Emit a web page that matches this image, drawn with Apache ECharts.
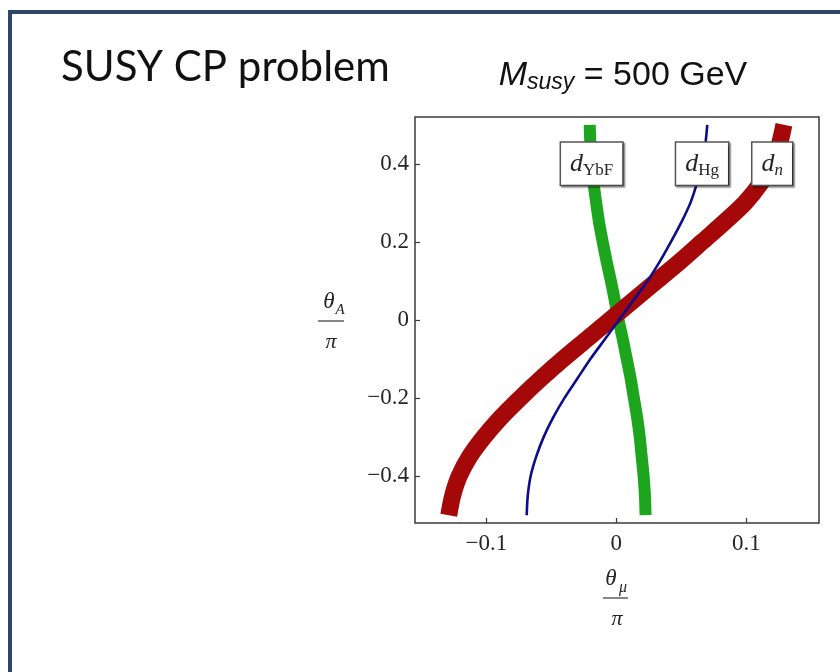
<!DOCTYPE html>
<html>
<head>
<meta charset="utf-8">
<title>SUSY CP problem</title>
<script src="https://cdn.jsdelivr.net/npm/echarts@6/dist/echarts.min.js"></script>
<style>
  html, body { margin: 0; padding: 0; background: #ffffff; }
  #chart { width: 840px; height: 672px; }
</style>
</head>
<body>
<div id="chart"></div>
<script>
// θ_A/π levels at which each EDM contour is sampled
const thetaA = [-0.5, -0.45, -0.4, -0.35, -0.3, -0.25, -0.2, -0.15, -0.1, -0.05, 0,
                0.05, 0.1, 0.15, 0.2, 0.25, 0.3, 0.35, 0.4, 0.45, 0.5];

// θ_μ/π on each contour at the θ_A/π levels above
const dYbF = [0.0225, 0.022, 0.021, 0.0195, 0.018, 0.016, 0.0135, 0.011, 0.008, 0.005, 0.0017,
              -0.0012, -0.0042, -0.0075, -0.0105, -0.0133, -0.0155, -0.0175, -0.019, -0.020, -0.0205];
const dHg  = [-0.069, -0.0682, -0.066, -0.0617, -0.056, -0.0487, -0.040, -0.030, -0.020, -0.009, 0.002,
              0.013, 0.024, 0.0335, 0.042, 0.050, 0.057, 0.062, 0.066, 0.0685, 0.070];
const dn   = [-0.129, -0.126, -0.121, -0.113, -0.102, -0.089, -0.074, -0.058, -0.041, -0.023, -0.005,
              0.013, 0.031, 0.049, 0.066, 0.083, 0.099, 0.111, 0.120, 0.1255, 0.129];

// axis ticks
const xTicks = [-0.1, 0, 0.1];
const yTicks = [-0.4, -0.2, 0, 0.2, 0.4];

// contour tags sit on each curve at this θ_A/π level
const tagLevel = 0.4;

const SERIF = "'Liberation Serif', 'DejaVu Serif', serif";
const INK = '#262626';

function pairs(xs) { return thetaA.map((y, i) => [xs[i], y]); }
const tagIndex = thetaA.indexOf(tagLevel);

function fmt(v) {
  if (Math.abs(v) < 1e-9) return '0';
  return (v < 0 ? '\u2212' : '') + Math.abs(v).toFixed(1);
}

const tagRich = {
  d:  { fontFamily: SERIF, fontStyle: 'italic', fontSize: 26, color: INK, lineHeight: 30, verticalAlign: 'middle' },
  s:  { fontFamily: SERIF, fontSize: 17, color: INK, lineHeight: 18, verticalAlign: 'bottom' },
  si: { fontFamily: SERIF, fontStyle: 'italic', fontSize: 17, color: INK, lineHeight: 18, verticalAlign: 'bottom' }
};

function tagSeries(name, xs, text) {
  return {
    name: name + ' tag',
    type: 'scatter',
    z: 10,
    symbol: 'rect',
    symbolSize: 1,
    itemStyle: { color: 'rgba(0,0,0,0)', opacity: 1 },
    silent: true,
    data: [[xs[tagIndex], thetaA[tagIndex]]],
    label: {
      show: true,
      opacity: 1,
      position: 'inside',
      formatter: text,
      backgroundColor: '#ffffff',
      borderColor: '#555555',
      borderWidth: 1.5,
      padding: [6, 9, 6, 9],
      shadowColor: 'rgba(0,0,0,0.45)',
      shadowOffsetX: 1.5,
      shadowOffsetY: 1.5,
      shadowBlur: 1.5,
      rich: tagRich
    }
  };
}

function band(name, xs, color, width, z) {
  return {
    name: name,
    type: 'line',
    z: z,
    data: pairs(xs),
    smooth: 0.3,
    showSymbol: false,
    symbol: 'none',
    lineStyle: { color: color, width: width, cap: 'butt' },
    clip: true
  };
}

const chart = echarts.init(document.getElementById('chart'), null, { renderer: 'canvas' });

const tickLabel = { fontFamily: SERIF, fontSize: 23, color: INK };

const option = {
  animation: false,
  backgroundColor: '#ffffff',
  grid: {
    left: 415, top: 117, width: 404, height: 406,
    show: true, borderColor: '#3a3a3a', borderWidth: 1.5, backgroundColor: 'rgba(0,0,0,0)'
  },
  xAxis: {
    type: 'value', min: -0.155, max: 0.156,
    axisLine: { show: false, onZero: false },
    splitLine: { show: false },
    axisTick: { show: true, inside: true, length: 5, customValues: xTicks,
                lineStyle: { color: '#3a3a3a', width: 1.2 } },
    axisLabel: Object.assign({ customValues: xTicks, formatter: fmt, margin: 9 }, tickLabel)
  },
  yAxis: {
    type: 'value', min: -0.52, max: 0.52,
    axisLine: { show: false, onZero: false },
    splitLine: { show: false },
    axisTick: { show: true, inside: true, length: 5, customValues: yTicks,
                lineStyle: { color: '#3a3a3a', width: 1.2 } },
    axisLabel: Object.assign({ customValues: yTicks, formatter: fmt, margin: 6 }, tickLabel)
  },
  series: [
    band('d_YbF', dYbF, '#1ea51e', 12, 2),
    band('d_n', dn, '#a50808', 17, 3),
    band('d_Hg', dHg, '#0c0c8c', 2.6, 4),
    tagSeries('d_YbF', dYbF, '{d|d}{s|YbF}'),
    tagSeries('d_Hg', dHg, '{d|d}{s|Hg}'),
    tagSeries('d_n', dn, '{d|d}{si|n}')
  ],
  graphic: [
    // slide frame
    { type: 'rect', silent: true, z: 0,
      shape: { x: 10, y: 12, width: 1000, height: 1000 },
      style: { fill: 'none', stroke: '#2b4668', lineWidth: 4 } },
    // slide heading
    { type: 'text', x: 61, y: 67, silent: true,
      style: { text: 'SUSY CP problem', font: "42px Lato, 'Open Sans', sans-serif",
               fill: '#111', textAlign: 'left', textVerticalAlign: 'middle' } },
    // plot label
    { type: 'text', x: 623, y: 76, silent: true,
      style: {
        text: '{m|M}{s|susy}{t| = 500 GeV}',
        textAlign: 'center', textVerticalAlign: 'middle',
        rich: {
          m: { font: "italic 34px 'Liberation Sans', Arial, sans-serif", fill: '#111', lineHeight: 36, verticalAlign: 'middle' },
          s: { font: "italic 23px 'Liberation Sans', Arial, sans-serif", fill: '#111', lineHeight: 24, verticalAlign: 'bottom' },
          t: { font: "34px 'Liberation Sans', Arial, sans-serif", fill: '#111', lineHeight: 36, verticalAlign: 'middle' }
        }
      } },
    // vertical axis name θ_A / π
    { type: 'text', x: 329, y: 302, silent: true,
      style: { text: 'θ', font: "italic 23px " + SERIF, fill: INK, textAlign: 'center', textVerticalAlign: 'middle' } },
    { type: 'text', x: 340, y: 310, silent: true,
      style: { text: 'A', font: "italic 15px " + SERIF, fill: INK, textAlign: 'center', textVerticalAlign: 'middle' } },
    { type: 'line', silent: true,
      shape: { x1: 318, y1: 321, x2: 344, y2: 321 },
      style: { stroke: '#444', lineWidth: 1.3 } },
    { type: 'text', x: 331, y: 342, silent: true,
      style: { text: 'π', font: "italic 22px " + SERIF, fill: INK, textAlign: 'center', textVerticalAlign: 'middle' } },
    // horizontal axis name θ_μ / π
    { type: 'text', x: 611, y: 579, silent: true,
      style: { text: 'θ', font: "italic 23px " + SERIF, fill: INK, textAlign: 'center', textVerticalAlign: 'middle' } },
    { type: 'text', x: 623, y: 588, silent: true,
      style: { text: 'μ', font: "italic 16px " + SERIF, fill: INK, textAlign: 'center', textVerticalAlign: 'middle' } },
    { type: 'line', silent: true,
      shape: { x1: 603, y1: 598, x2: 628, y2: 598 },
      style: { stroke: '#444', lineWidth: 1.3 } },
    { type: 'text', x: 617, y: 619, silent: true,
      style: { text: 'π', font: "italic 22px " + SERIF, fill: INK, textAlign: 'center', textVerticalAlign: 'middle' } }
  ]
};

chart.setOption(option);
</script>
</body>
</html>
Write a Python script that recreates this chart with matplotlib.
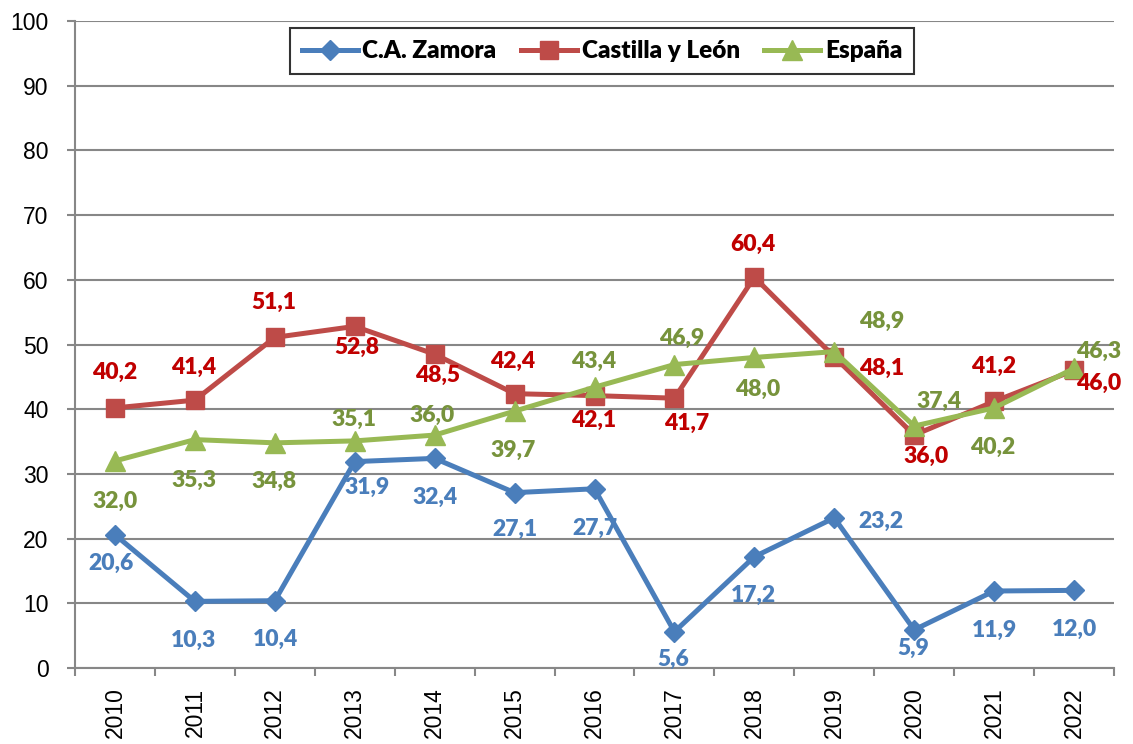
import matplotlib
matplotlib.use("Agg")
import matplotlib.pyplot as plt
import numpy as np

years = ["2010", "2011", "2012", "2013", "2014", "2015", "2016", "2017", "2018", "2019", "2020", "2021", "2022"]
zamora = [20.6, 10.3, 10.4, 31.9, 32.4, 27.1, 27.7, 5.6, 17.2, 23.2, 5.9, 11.9, 12.0]
cyl = [40.2, 41.4, 51.1, 52.8, 48.5, 42.4, 42.1, 41.7, 60.4, 48.1, 36.0, 41.2, 46.0]
espana = [32.0, 35.3, 34.8, 35.1, 36.0, 39.7, 43.4, 46.9, 48.0, 48.9, 37.4, 40.2, 46.3]
series_names = ["C.A. Zamora", "Castilla y León", "España"]

# label offsets in pixels (dx, dy), positive dy = above the point
off_z = [(-4, -29), (-1, -39), (1, -39), (12, -26), (0, -39), (0, -37), (0, -40),
         (-1, -28), (-1, -39), (47, -4), (-1, -19), (0, -39), (0, -39)]
off_c = [(0, 35), (-1, 33), (-1, 35), (2, -21), (3, -21), (-2, 32), (-1, -25),
         (12, -25), (-1, 33), (47, -12), (12, -21), (-1, 35), (25, -13)]
off_e = [(0, -40), (-1, -41), (-1, -39), (-1, 21), (-3, 20), (-1, -39), (-1, 26),
         (7, 26), (3, -32), (47, 30), (25, 25), (-1, -40), (25, 17)]

W, H = 1133, 744
fig = plt.figure(figsize=(W / 100, H / 100), dpi=100)
left, right, top, bottom = 75, 1114, 21, 668
ax = fig.add_axes([left / W, 1 - bottom / H, (right - left) / W, (bottom - top) / H])

x = np.arange(len(years))
c_z, c_c, c_e = "#4A7EBB", "#BE4B48", "#98B954"
t_z, t_c, t_e = "#4A7EBB", "#C00000", "#77933C"
gray = "#878787"

ax.plot(x, zamora, color=c_z, lw=3.6, marker="D", ms=10, mew=1, label=series_names[0], zorder=3)
ax.plot(x, cyl, color=c_c, lw=3.6, marker="s", ms=13, mew=1, label=series_names[1], zorder=4)
ax.plot(x, espana, color=c_e, lw=3.6, marker="^", ms=14, mew=1, label=series_names[2], zorder=5)

lab_font = dict(family="Lato", fontsize=16.5, fontweight="heavy")
for vals, offs, col in [(zamora, off_z, t_z), (cyl, off_c, t_c), (espana, off_e, t_e)]:
    for i, (v, o) in enumerate(zip(vals, offs)):
        ax.annotate(f"{v:.1f}".replace(".", ","), (x[i], v), xytext=o, textcoords="offset pixels",
                    ha="center", va="center", color=col, zorder=6, **lab_font)

ax.set_xlim(-0.5, len(years) - 0.5)
ax.set_ylim(0, 100)
ax.set_yticks(range(0, 101, 10))
ax.yaxis.grid(True, color=gray, lw=1.5)
ax.set_axisbelow(True)
ax.set_xticks(x)
ax.set_xticklabels(years, rotation=90, fontsize=16.5, family="Liberation Sans", va="top")
ax.tick_params(axis="x", which="major", length=0, pad=14)
ax.set_xticks(np.arange(-0.5, len(years), 1), minor=True)
ax.tick_params(axis="x", which="minor", length=6, color=gray, width=1.5)
ax.tick_params(axis="y", labelsize=16.5, length=6, color=gray, width=1.5, pad=13)
for lab in ax.get_yticklabels():
    lab.set_family("Liberation Sans")
for s in ["top", "right"]:
    ax.spines[s].set_visible(False)
for s in ["left", "bottom"]:
    ax.spines[s].set_color(gray)
    ax.spines[s].set_linewidth(1.5)

leg = fig.legend(loc="upper center", bbox_to_anchor=(602 / W, 1 - 28 / H), ncol=3,
                 prop=dict(family="Lato", weight="heavy", size=17.5), frameon=True, fancybox=False,
                 edgecolor="black", handlelength=2.3, columnspacing=1.0, handletextpad=0.2,
                 borderpad=0.5, borderaxespad=0)
leg.get_frame().set_linewidth(1.5)

fig.savefig("out.png", dpi=100, facecolor="white")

What is being asked
What's needed is an exact copy of the lines above from the one with "Write a Python" through the one with "import numpy as np", both included; the pictures stay out.

Exercise result
Write a Python script that recreates this chart with matplotlib.
import matplotlib
matplotlib.use("Agg")
import matplotlib.pyplot as plt
import numpy as np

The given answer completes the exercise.